THE PHILOSOPHY AND ITS IMPACT
By M. Sue Bergin, '79
For philosophy professor C. Terry Warner, '63, the heart of the message of his book, Bonds That Make Us Free, is about Jesus Christ, though the book states the ideas in nonreligious terms. For the BYU Magazine audience, he sums up the book's message this way:
"When we do what we feel is wrong, we can't help experiencing the world in a negative way. We convince ourselves that others are making it hard for us to treat them right, when the truth is that the fault is our own. This makes us so insecure that the world becomes a threatening place. We grow anxious and self-concerned and think the solution to our problems is to fix or avoid the people with whom we're finding fault. And needless to say, they usually find fault with us in return. The process damages our relationships and destroys our peace.

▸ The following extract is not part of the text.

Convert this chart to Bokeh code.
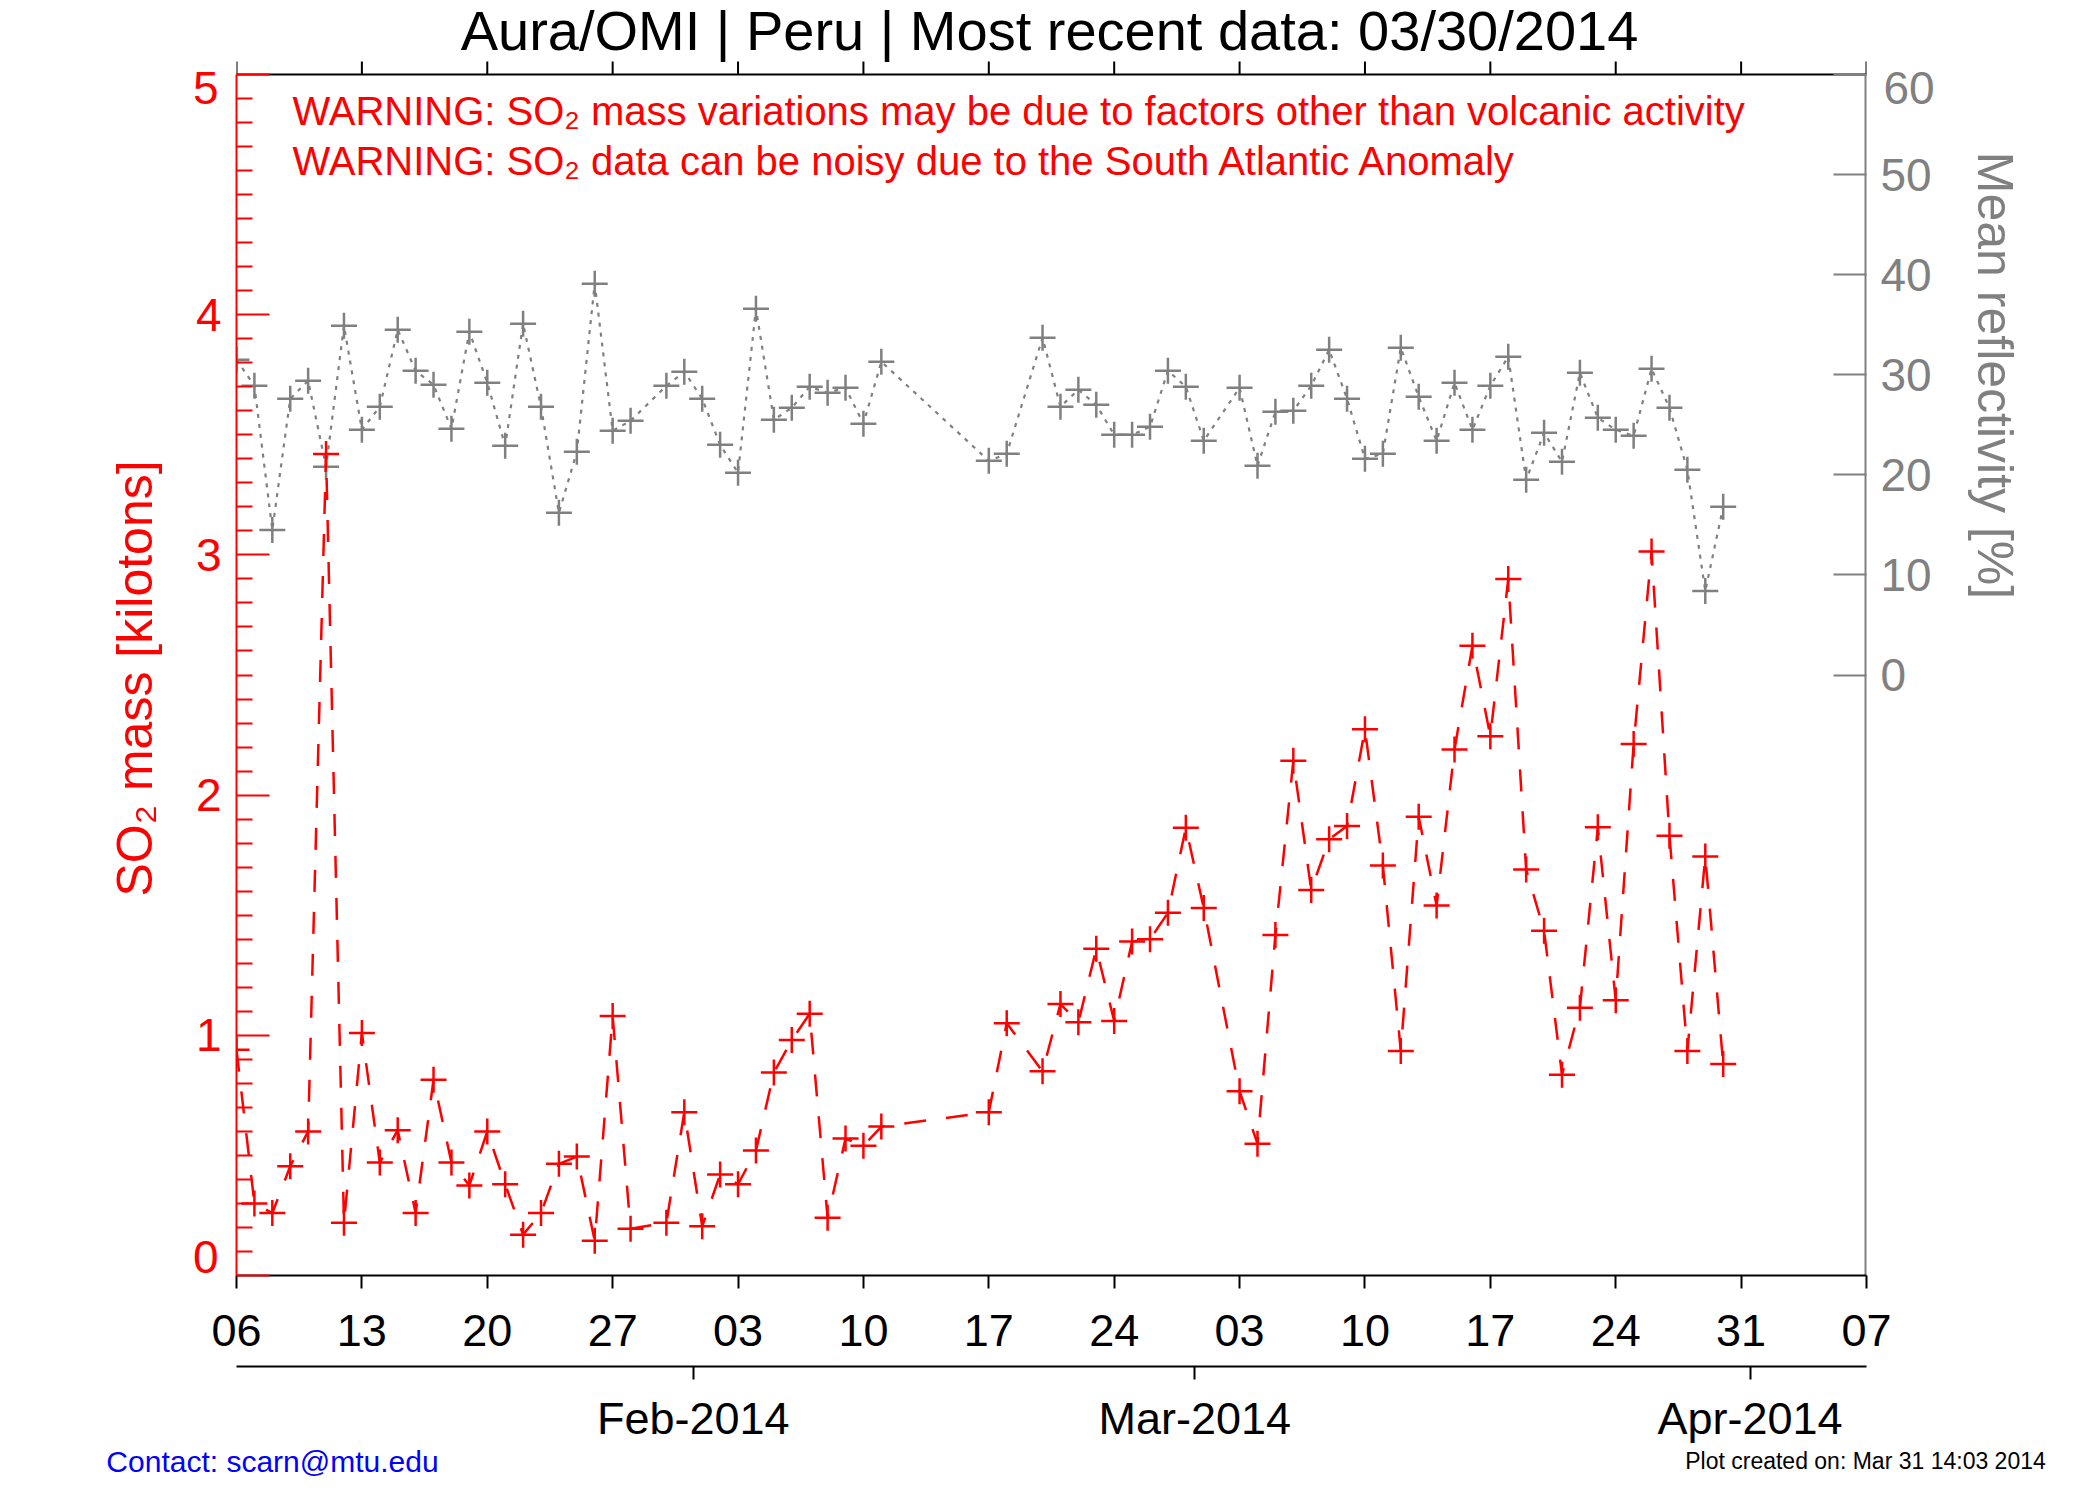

"But, mercifully, the truth that will guide us aright is always available. It comes to us through the Spirit of Christ, the faces of others, the innocence of children, and the beauty and bountifulness of nature. All these things call upon us to treat them generously and reverently. And when we yield ourselves to that call, when we live truthfully, we see things as they really are.
"Having ended our self-betrayal, we no longer have any reason to take offense, to find fault, and to worry about ourselves. Our heart has softened so that we can resonate with others' burdens and joys."
Believers typically say that by studying Warner's ideas, they discover ways they hadn't before imagined in which the gospel provides solutions for painful problems within themselves and with others. "Terry's work shows the absolute psychological and emotional necessity of constantly living for, listening to, and following the Spirit," says Craig Horton, a southern California psychotherapist and an area coordinator for the Church Educational System.
Equally, Warner's work centers around the importance of a change of heart, says W. Duane Boyce, '74. "When I undergo a change of heart, I become alive and responsive toward other people. I see other people to be just as real as I am. One way to describe Terry's breakthrough is to say that he discovered that self-deception is not a matter of cognitionwe don't deceive ourselves by something we tell ourselves; self-deception is not telling little lies to ourselves. It's to be in a false way of being. And we can be drawn out of that false way of being by allegiance to the spirit of truth."